This page will publish short accounts of research undertaken by users of the website.
Kolkata (Calcutta), India
By Régis Bonnan
For many years, I searched online to know as much as I could about the cigarette trademark litigation between my grandfather Albert Bonnan, a small businessman with limited resources, and the Imperial Tobacco Company Limited, a powerful and large international corporate. The case took place in the 1920s in India before the Bombay and Calcutta High Courts, as well as before the Judicial Committee of the Privy Council in London. The case lasted altogether seven years. There were two decisions of the Privy Council associated with the case, one in 1924 and the other in 1929.
My connection with and curiosity for the case was two-fold. As a lawyer, the case interested me to a different degree than most of my relatives because of my legal background. More important, however, was the personal motivation: I had never met my grandfather and only some of the court decisions were available online. Reading the case would allow me, I thought, to quell my curiosity, know more about him and his business at a time when he was young, in his late twenties, in British-ruled India, and dissect the case and appreciate the precise legal issues, arguments and outcome.

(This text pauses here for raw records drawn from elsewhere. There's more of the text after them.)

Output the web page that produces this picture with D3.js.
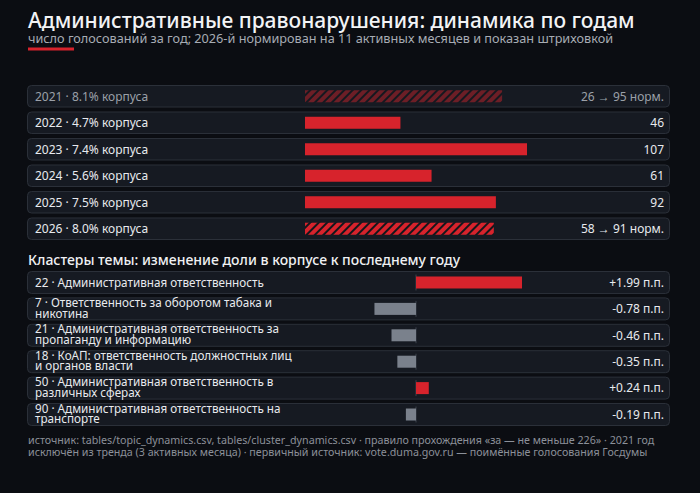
<!DOCTYPE html>
<html><head><meta charset="utf-8">
<script src="https://cdn.jsdelivr.net/npm/d3@7"></script>
<style>
html,body{margin:0;padding:0;background:#0b0d12;}
svg{display:block;}
text{font-family:"Noto Sans","Open Sans",sans-serif;}
</style></head>
<body>
<svg id="c" width="700" height="493"></svg>
<script>
const years = ["2021","2022","2023","2024","2025","2026"];
const yearShare = ["8.1%","4.7%","7.4%","5.6%","7.5%","8.0%"];
const yearRaw = [26,46,107,61,92,58];
const yearNorm = [95,46,107,61,92,91];
const yearPartial = [true,false,false,false,false,true];
const yearExcluded = [true,false,false,false,false,false];

const clusterIds = ["22","7","21","18","50","90"];
const clusterNames = [
  ["Административная ответственность"],
  ["Ответственность за оборотом табака и","никотина"],
  ["Административная ответственность за","пропаганду и информацию"],
  ["КоАП: ответственность должностных лиц","и органов власти"],
  ["Административная ответственность в","различных сферах"],
  ["Административная ответственность на","транспорте"]
];
const clusterDelta = [1.99,-0.78,-0.46,-0.35,0.24,-0.19];

const titleText = "Административные правонарушения: динамика по годам";
const subtitleText = "число голосований за год; 2026-й нормирован на 11 активных месяцев и показан штриховкой";
const sectionText = "Кластеры темы: изменение доли в корпусе к последнему году";
const footerLines = [
  "источник: tables/topic_dynamics.csv, tables/cluster_dynamics.csv · правило прохождения «за — не меньше 226» · 2021 год",
  "исключён из тренда (3 активных месяца) · первичный источник: vote.duma.gov.ru — поимённые голосования Госдумы"
];

const RED = "#d7232c", GRAY = "#7a818c";
const svg = d3.select("#c");
const defs = svg.append("defs");
const pat = defs.append("pattern").attr("id","hatch").attr("patternUnits","userSpaceOnUse")
  .attr("width",6).attr("height",6).attr("patternTransform","rotate(45)");
pat.append("rect").attr("width",6).attr("height",6).attr("fill",RED);
pat.append("rect").attr("width",2).attr("height",6).attr("fill","#15161b");

svg.append("text").attr("x",28).attr("y",28).attr("fill","#f2f3f5")
  .attr("font-size",21).attr("font-weight",500).text(titleText);
svg.append("text").attr("x",28).attr("y",42.5).attr("fill","#a7acb4")
  .attr("font-size",12.7).text(subtitleText);
svg.append("rect").attr("x",28).attr("y",47.5).attr("width",46).attr("height",3).attr("fill",RED);

// Year rows
const yb = d3.scaleBand().domain(years).range([85,240]).paddingInner(0.15).paddingOuter(0);
const xv = d3.scaleLinear().domain([0, d3.max(yearNorm)]).range([305,527]);
const yg = svg.append("g").selectAll("g").data(years).join("g")
  .attr("transform",d=>`translate(0,${yb(d)})`);
yg.append("rect").attr("x",27.5).attr("y",0.5).attr("width",642).attr("height",yb.bandwidth()-1)
  .attr("rx",4).attr("fill","#161a22").attr("stroke","#2b3039");
yg.append("text").attr("x",35).attr("y",yb.bandwidth()/2+4.3).attr("font-size",12)
  .attr("fill",(d,i)=>yearExcluded[i]?"#9ba0a8":"#e8eaee")
  .text((d,i)=>`${d} · ${yearShare[i]} корпуса`);
yg.append("rect").attr("x",xv(0)).attr("y",yb.bandwidth()/2-6).attr("height",12)
  .attr("width",(d,i)=>xv(yearNorm[i])-xv(0))
  .attr("fill",(d,i)=>yearPartial[i]?"url(#hatch)":RED)
  .attr("opacity",(d,i)=>yearExcluded[i]?0.45:1);
yg.append("text").attr("x",664).attr("y",yb.bandwidth()/2+4.3).attr("font-size",12)
  .attr("text-anchor","end")
  .attr("fill",(d,i)=>yearExcluded[i]?"#9ba0a8":"#e8eaee")
  .text((d,i)=>yearPartial[i]?`${yearRaw[i]} → ${yearNorm[i]} норм.`:`${yearNorm[i]}`);

svg.append("text").attr("x",28).attr("y",265).attr("fill","#f0f1f3")
  .attr("font-size",14).attr("font-weight",500).text(sectionText);

// Cluster rows
const cb = d3.scaleBand().domain(clusterIds).range([271,426]).paddingInner(0.13).paddingOuter(0);
const m = d3.max(clusterDelta, d=>Math.abs(d));
const xc = d3.scaleLinear().domain([-m,m]).range([310,522]);
const cg = svg.append("g").selectAll("g").data(clusterIds).join("g")
  .attr("transform",d=>`translate(0,${cb(d)})`);
const bh = cb.bandwidth();
cg.append("rect").attr("x",27.5).attr("y",0.5).attr("width",642).attr("height",bh-1)
  .attr("rx",4).attr("fill","#161a22").attr("stroke","#2b3039");
cg.append("line").attr("x1",xc(0)).attr("x2",xc(0)).attr("y1",bh/2-8).attr("y2",bh/2+8)
  .attr("stroke","#3a404a").attr("stroke-width",1);
cg.append("rect").attr("x",(d,i)=>Math.min(xc(0),xc(clusterDelta[i]))).attr("y",bh/2-6).attr("height",12)
  .attr("width",(d,i)=>Math.abs(xc(clusterDelta[i])-xc(0)))
  .attr("fill",(d,i)=>clusterDelta[i]>0?RED:GRAY);
cg.each(function(d,i){
  const g = d3.select(this);
  const lines = clusterNames[i];
  const t = g.append("text").attr("font-size",11.7).attr("fill","#e8eaee");
  lines.forEach((ln,j)=>{
    const y = lines.length===1 ? bh/2+4.2 : (j===0 ? bh/2-2 : bh/2+8.8);
    t.append("tspan").attr("x",35).attr("y",y).text(j===0?`${d} · ${ln}`:ln);
  });
});
cg.append("text").attr("x",664).attr("y",bh/2+4.3).attr("font-size",12)
  .attr("text-anchor","end").attr("fill","#e8eaee")
  .text((d,i)=>(clusterDelta[i]>0?"+":"")+clusterDelta[i].toFixed(2)+" п.п.");

footerLines.forEach((ln,i)=>{
  svg.append("text").attr("x",28).attr("y",444+i*12.3).attr("font-size",10.7)
    .attr("fill","#8b9099").text(ln);
});
</script>
</body></html>
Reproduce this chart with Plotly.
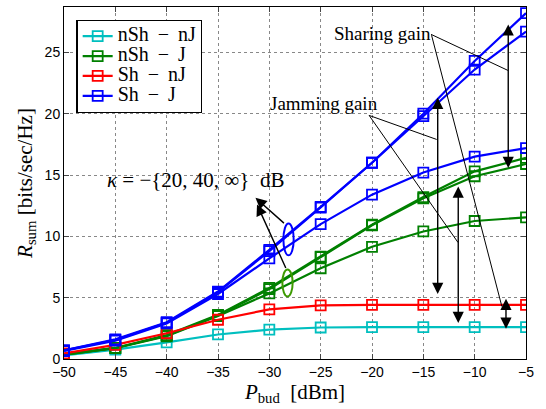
import plotly.graph_objects as go

# ---------------- data ----------------
p_bud = [-50, -45, -40, -35, -30, -25, -20, -15, -10, -5]

sh_j_inf = [0.7, 1.6, 3.0, 5.5, 8.9, 12.4, 16.0, 20.0, 24.3, 28.2]
sh_j_40 = [0.7, 1.55, 2.95, 5.45, 8.8, 12.35, 16.0, 19.8, 23.6, 26.7]
sh_j_20 = [0.65, 1.5, 2.9, 5.3, 8.2, 11.0, 13.4, 15.2, 16.5, 17.2]

nsh_j_inf = [0.35, 0.9, 1.95, 3.6, 5.8, 8.35, 10.95, 13.2, 15.3, 16.4]
nsh_j_40 = [0.35, 0.9, 1.9, 3.55, 5.7, 8.3, 10.9, 13.1, 14.9, 15.9]
nsh_j_20 = [0.35, 0.88, 1.85, 3.5, 5.35, 7.4, 9.15, 10.4, 11.25, 11.55]

sh_nj = [0.45, 1.15, 2.1, 3.2, 4.05, 4.38, 4.42, 4.42, 4.42, 4.42]
nsh_nj = [0.3, 0.76, 1.35, 2.0, 2.4, 2.57, 2.6, 2.6, 2.6, 2.6]

x_ticks = [-50, -45, -40, -35, -30, -25, -20, -15, -10, -5]
y_ticks = [0, 5, 10, 15, 20, 25]

C_CYAN = "#00BFBF"
C_GREEN = "#008000"
C_RED = "#FF0000"
C_BLUE = "#0000FF"

SERIF = "Liberation Serif"
SANS = "Liberation Sans"

fig = go.Figure()

SP = "\u00a0\u2009"


def big(t):
    t = t.replace(" − ", SP + "−" + SP)
    return '<span style="font-size:20px">' + t + '</span>'


def add(y, color, name, show):
    fig.add_trace(go.Scatter(
        x=p_bud, y=y, mode="lines+markers", name=big(name), showlegend=show,
        line=dict(color=color, width=2.2),
        marker=dict(symbol="square-open", size=10, color=color,
                    line=dict(width=1.8, color=color)),
    ))


add(nsh_nj, C_CYAN, "nSh − nJ", True)
add(nsh_j_inf, C_GREEN, "nSh − J", True)
add(nsh_j_40, C_GREEN, "nSh − J", False)
add(nsh_j_20, C_GREEN, "nSh − J", False)
add(sh_nj, C_RED, "Sh − nJ", True)
add(sh_j_inf, C_BLUE, "Sh − J", True)
add(sh_j_40, C_BLUE, "Sh − J", False)
add(sh_j_20, C_BLUE, "Sh − J", False)

# ---------------- annotations ----------------
ann = []


def text(x, y, t, size=19):
    ann.append(dict(x=x, y=y, xref="x", yref="y", text=t, showarrow=False,
                    font=dict(family=SERIF, size=size, color="black")))


def arrow(x_head, y_head, x_tail, y_tail, both=False):
    ann.append(dict(x=x_head, y=y_head, ax=x_tail, ay=y_tail,
                    xref="x", yref="y", axref="x", ayref="y", text="",
                    showarrow=True, arrowhead=2, arrowsize=1.6, arrowwidth=1.4,
                    arrowcolor="black",
                    arrowside="end+start" if both else "end",
                    startarrowhead=2, startarrowsize=1.6))


text(-19.0, 26.55, "Sharing gain")
text(-24.66, 20.8, "Jamming gain")
text(-37.2, 14.6, "<i>κ</i> = −{20, 40, ∞}  dB", size=21)

arrow(-13.6, 21.3, -13.6, 5.18, both=True)
arrow(-11.6, 14.07, -11.6, 2.81, both=True)
arrow(-6.73, 27.28, -6.73, 15.46, both=True)
arrow(-6.95, 4.91, -6.95, 2.35, both=True)

arrow(-31.35, 13.15, -28.43, 10.97)
arrow(-31.2, 12.6, -28.33, 7.3)

shapes = []


def seg(x0, y0, x1, y1):
    shapes.append(dict(type="line", xref="x", yref="y", x0=x0, y0=y0,
                       x1=x1, y1=y1, line=dict(color="black", width=1)))


seg(-14.25, 26.47, -6.76, 23.53)
seg(-14.2, 26.4, -7.35, 4.28)
seg(-20.28, 19.86, -13.7, 17.9)
seg(-20.28, 19.86, -11.62, 9.5)

shapes.append(dict(type="circle", xref="x", yref="y",
                   x0=-28.13 - 0.5, x1=-28.13 + 0.5, y0=9.75 - 1.3, y1=9.75 + 1.3,
                   line=dict(color=C_BLUE, width=2)))
shapes.append(dict(type="circle", xref="x", yref="y",
                   x0=-28.23 - 0.5, x1=-28.23 + 0.5, y0=6.2 - 1.1, y1=6.2 + 1.1,
                   line=dict(color="#3C9A00", width=2)))

fig.update_layout(
    width=546, height=409,
    margin=dict(l=64, r=20, t=7, b=50),
    paper_bgcolor="white", plot_bgcolor="white",
    showlegend=True,
    legend=dict(x=0.027, y=0.963, xanchor="left", yanchor="top",
                bgcolor="white", bordercolor="black", borderwidth=1.2,
                font=dict(family=SERIF, size=13, color="black"),
                tracegroupgap=0, itemwidth=30),
    annotations=ann, shapes=shapes,
    xaxis=dict(range=[-50, -5], tickvals=x_ticks, ticks="inside", ticklen=5,
               showline=True, linecolor="black", linewidth=1, mirror="ticks",
               showgrid=True, gridcolor="#888", griddash="dot", gridwidth=1,
               zeroline=False,
               tickfont=dict(family=SANS, size=14, color="black"),
               title=dict(text="<i>P</i><sub>bud</sub>  [dBm]", standoff=2,
                          font=dict(family=SERIF, size=21, color="black"))),
    yaxis=dict(range=[0, 28.7], tickvals=y_ticks, ticks="inside", ticklen=5,
               showline=True, linecolor="black", linewidth=1, mirror="ticks",
               showgrid=True, gridcolor="#888", griddash="dot", gridwidth=1,
               zeroline=False,
               tickfont=dict(family=SANS, size=14, color="black"),
               title=dict(text="<i>R</i><sub>sum</sub> [bits/sec/Hz]", standoff=6,
                          font=dict(family=SERIF, size=21, color="black"))),
)

fig.write_html("out.html")
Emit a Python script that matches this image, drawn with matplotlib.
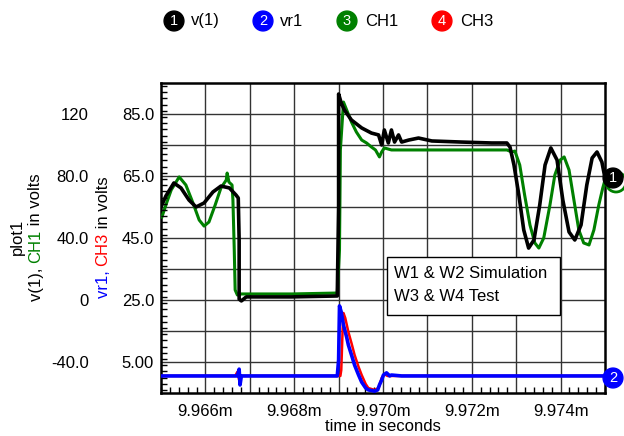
import numpy as np
import matplotlib
matplotlib.use('Agg')
import matplotlib.pyplot as plt
from matplotlib.ticker import FuncFormatter, MultipleLocator
from matplotlib.patches import Rectangle, Ellipse

plt.rcParams['font.family'] = ['Liberation Sans', 'DejaVu Sans']
plt.rcParams['font.size'] = 12

# time origin of the window, seconds; traces are given as offsets in microseconds
T0 = 9.965e-3

# v(1) simulation (left / outer axis, volts)
v1_us = [0.02, 0.11, 0.29, 0.45, 0.63, 0.79, 0.97, 1.17, 1.35, 1.54, 1.69, 1.74, 1.76, 1.76,
         1.81, 1.92, 2.94, 3.97, 4.00, 4.00, 4.06, 4.13, 4.29, 4.52, 4.74, 4.90, 4.97, 5.03,
         5.12, 5.19, 5.26, 5.35, 5.42, 5.58, 5.80, 6.10, 6.77, 7.45, 7.79, 7.86, 7.95, 8.06,
         8.17, 8.28, 8.40, 8.53, 8.65, 8.78, 8.92, 9.05, 9.19, 9.32, 9.46, 9.59, 9.71, 9.82,
         9.93, 10.0]
v1_v = [61.3, 67.1, 75.5, 72.3, 64.5, 60.0, 62.6, 69.7, 73.5, 72.3, 67.7, 65.8, 38.7, 0.6,
        -0.6, 2.0, 2.0, 2.6, 60.0, 132.9, 127.1, 122.6, 116.1, 111.0, 107.7, 106.5, 100.0, 109.7,
        101.3, 109.7, 101.9, 106.5, 101.9, 103.2, 104.5, 102.6, 101.9, 101.3, 101.3, 98.7, 87.1, 67.7,
        45.2, 33.5, 38.7, 61.3, 87.1, 98.1, 90.3, 64.5, 43.9, 38.7, 48.4, 74.2, 91.6, 95.5,
        89.0, 78.7]

# CH1 measurement (left / outer axis, volts)
ch1_us = [0.02, 0.11, 0.23, 0.41, 0.56, 0.72, 0.86, 0.97, 1.08, 1.22, 1.35, 1.47, 1.49, 1.53,
          1.60, 1.62, 1.65, 1.67, 1.72, 1.81, 2.94, 3.97, 4.02, 4.04, 4.11, 4.20, 4.29, 4.40,
          4.52, 4.63, 4.74, 4.83, 4.92, 4.97, 5.03, 5.19, 5.87, 6.77, 7.79, 7.90, 7.97, 8.08,
          8.19, 8.31, 8.42, 8.51, 8.62, 8.76, 8.87, 8.99, 9.08, 9.19, 9.30, 9.41, 9.52, 9.64,
          9.75, 9.86, 9.95, 10.0]
ch1_v = [53.5, 61.3, 71.0, 79.4, 74.2, 62.6, 51.6, 47.7, 50.3, 61.3, 72.3, 77.4, 81.9, 76.1,
         74.2, 64.5, 32.3, 6.5, 3.2, 3.9, 3.9, 4.5, 32.3, 96.8, 127.7, 121.3, 114.8, 108.4,
         103.2, 101.3, 98.7, 96.8, 92.3, 95.5, 98.1, 96.8, 96.8, 96.8, 96.8, 95.5, 96.1, 87.1,
         67.7, 48.4, 36.8, 33.5, 40.0, 61.3, 80.6, 90.3, 92.3, 83.9, 64.5, 45.2, 36.8, 35.5,
         45.2, 61.3, 72.3, 77.4]

# vr1 simulation (inner axis, volts)
vr1_us = [0.0, 1.72, 1.76, 1.78, 1.81, 3.97, 4.00, 4.02, 4.06, 4.11, 4.18, 4.22, 4.29, 4.36,
          4.45, 4.52, 4.61, 4.67, 4.81, 4.88, 4.92, 4.97, 5.01, 5.08, 5.15, 5.19, 5.42, 10.0]
vr1_v = [0.5, 0.5, 2.7, -2.4, 0.5, 0.5, 5.7, 23.1, 21.1, 16.9, 13.1, 10.5, 7.3, 4.0,
         0.8, -1.5, -3.4, -4.0, -4.4, -4.0, -2.4, -0.8, 0.8, 1.5, 0.5, 0.8, 0.5, 0.5]

# CH3 measurement (inner axis, volts)
ch3_us = [0.0, 1.67, 1.72, 1.76, 1.81, 4.04, 4.06, 4.09, 4.11, 4.15, 4.22, 4.29, 4.36, 4.45,
          4.52, 4.61, 4.67, 4.81, 4.90, 4.97, 5.03, 5.10, 10.0]
ch3_v = [0.5, 0.5, 1.8, -0.8, 0.5, 0.5, 2.4, 15.3, 20.8, 19.2, 14.7, 11.1, 7.3, 3.4,
         0.8, -2.1, -3.4, -4.0, -3.4, -0.2, 1.1, 0.5, 0.5]

left_ticks = [-40, -20, 0, 20, 40, 60, 80, 100, 120]
left_labels = ['-40.0', '', '0', '', '40.0', '', '80.0', '', '120']
inner_ticks = [5, 25, 45, 65, 85]
inner_labels = ['5.00', '25.0', '45.0', '65.0', '85.0']
x_ticks_us = [1, 2, 3, 4, 5, 6, 7, 8, 9]

W, H = 624, 436
fig = plt.figure(figsize=(W / 100, H / 100), dpi=100)
rect = [161 / W, 1 - 393 / H, (605 - 161) / W, (393 - 83) / H]
ax = fig.add_axes(rect)

def t(us):
    return T0 + np.array(us) * 1e-6

ax.plot(t(ch1_us), ch1_v, color='#008000', lw=2.2, zorder=3)
ax.plot(t(v1_us), v1_v, color='black', lw=2.6, zorder=4)
ax.set_xlim(T0, T0 + 10e-6)
ax.set_ylim(-60, 140)
ax.set_yticks(left_ticks)
ax.set_yticklabels(left_labels)
ax.tick_params(axis='y', which='both', length=0, pad=52)
ax.set_xticks(t(x_ticks_us))
ax.xaxis.set_major_formatter(FuncFormatter(
    lambda x, _: f"{x * 1e3:.3f}m" if round((x - T0) * 1e6) % 2 == 1 else ''))
ax.tick_params(axis='x', which='major', length=0, pad=8)
ax.grid(True, which='major', color='#333333', lw=1)
ax.set_xlabel('time in seconds', labelpad=0)
for s in ax.spines.values():
    s.set_linewidth(1.8)

# inner axis for vr1 / CH3, drawn on its own transparent axes
ax2 = fig.add_axes(rect, frameon=False)
ax2.patch.set_visible(False)
ax2.plot(t(ch3_us), ch3_v, color='red', lw=1.8)
ax2.plot(t(vr1_us), vr1_v, color='blue', lw=2.6)
ax2.set_xlim(T0, T0 + 10e-6)
ax2.set_ylim(-5, 95)
ax2.set_xticks(t(x_ticks_us))
ax2.set_xticklabels([])
ax2.xaxis.set_minor_locator(MultipleLocator(0.2e-6))
ax2.tick_params(axis='x', which='major', length=0)
ax2.tick_params(axis='x', which='minor', direction='in', length=4, width=1)
ax2.set_yticks(inner_ticks)
ax2.set_yticklabels(inner_labels)
ax2.yaxis.set_minor_locator(MultipleLocator(2))
ax2.tick_params(axis='y', which='major', direction='in', length=0, pad=5)
ax2.tick_params(axis='y', which='minor', direction='in', length=4, width=1)

# text box
fig.add_artist(Rectangle((387 / W, 1 - 315 / H), (560 - 387) / W, (315 - 257) / H,
                         transform=fig.transFigure, fc='white', ec='black', lw=1, zorder=5))
fig.text(394 / W, 1 - 274 / H, 'W1 & W2 Simulation', va='center', zorder=6)
fig.text(394 / W, 1 - 296 / H, 'W3 & W4 Test', va='center', zorder=6)

# legend row
def badge(x, y, num, color, zorder=7):
    fig.text(x / W, 1 - y / H, num, color='white', fontsize=10.5, ha='center', va='center',
             zorder=zorder, bbox=dict(boxstyle='circle,pad=0.2', fc=color, ec=color))

legend = [('1', 'v(1)', 'black', 174, 191), ('2', 'vr1', 'blue', 263, 280),
          ('3', 'CH1', '#008000', 347, 365), ('4', 'CH3', 'red', 442, 460)]
for num, name, col, cx, tx in legend:
    badge(cx, 21, num, col)
    fig.text(tx / W, 1 - 21 / H, name, va='center', ha='left')

# trace end markers (green ring for CH1 peeks out under the v(1) badge)
fig.add_artist(Ellipse((616 / W, 1 - 182 / H), 20 / W, 20 / H, transform=fig.transFigure,
                       fc='white', ec='#008000', lw=2, zorder=6))
badge(613, 178, '1', 'black')
badge(613, 378, '2', 'blue')

# vertical multi-colour axis titles
fig.canvas.draw()
r = fig.canvas.get_renderer()

def vlabel(x, yc, parts):
    texts = [fig.text(x / W, 0, s, color=c, rotation=90, ha='center', va='bottom')
             for s, c in parts]
    hs = [tt.get_window_extent(r).height for tt in texts]
    y = (H - yc) - sum(hs) / 2
    for tt, h in zip(texts, hs):
        tt.set_position((x / W, y / H))
        y += h

vlabel(17, 237, [('plot1', 'black')])
vlabel(36, 237, [('v(1), ', 'black'), ('CH1', '#008000'), (' in volts', 'black')])
vlabel(103, 237, [('vr1, ', 'blue'), ('CH3', 'red'), (' in volts', 'black')])

fig.savefig('out.png', dpi=100)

I travelled several times to India from 2012 until 2019, for reasons largely unrelated to my grandfather’s case, but I did visit the Bombay and Calcutta High Courts with the case at the back of my mind.
With the passage of time, my interest grew further and I vaguely hoped that the entire court records might still be available. I asked lawyer friends of mine – and friends of friends – for their advice and assistance. The archives at the High Court of Calcutta were searched during the summer of 2019, but unfortunately with no success.
In January 2020, the idea finally sprang to mind. I remembered accessing the Privy Council Papers website which mentioned Indian-related court archives being stored in the British Library. My grandfather’s case – which contained two distinct phases – was appealed twice to the Privy Council. Could the court records not be found closer and faster in England? Indeed, this is what happened. Thanks to Prof. Nandini Chatterjee, her website and the British Library, I obtained the full court records in March 2020 after months of searching. This allowed me to read the numerous court decisions, various exhibits, and the more entertaining (and at times touching) transcripts of the court hearings.
The court records have given me an insight into a small yet significant part of my grandfather’s life and work in Bombay and Calcutta, and sufficient justification for a further visit to India, when the current pandemic subsides.
On a more studious level, the records have allowed me to study the case in detail and prepare a booklet which is being finalized and scheduled for publication in 2021.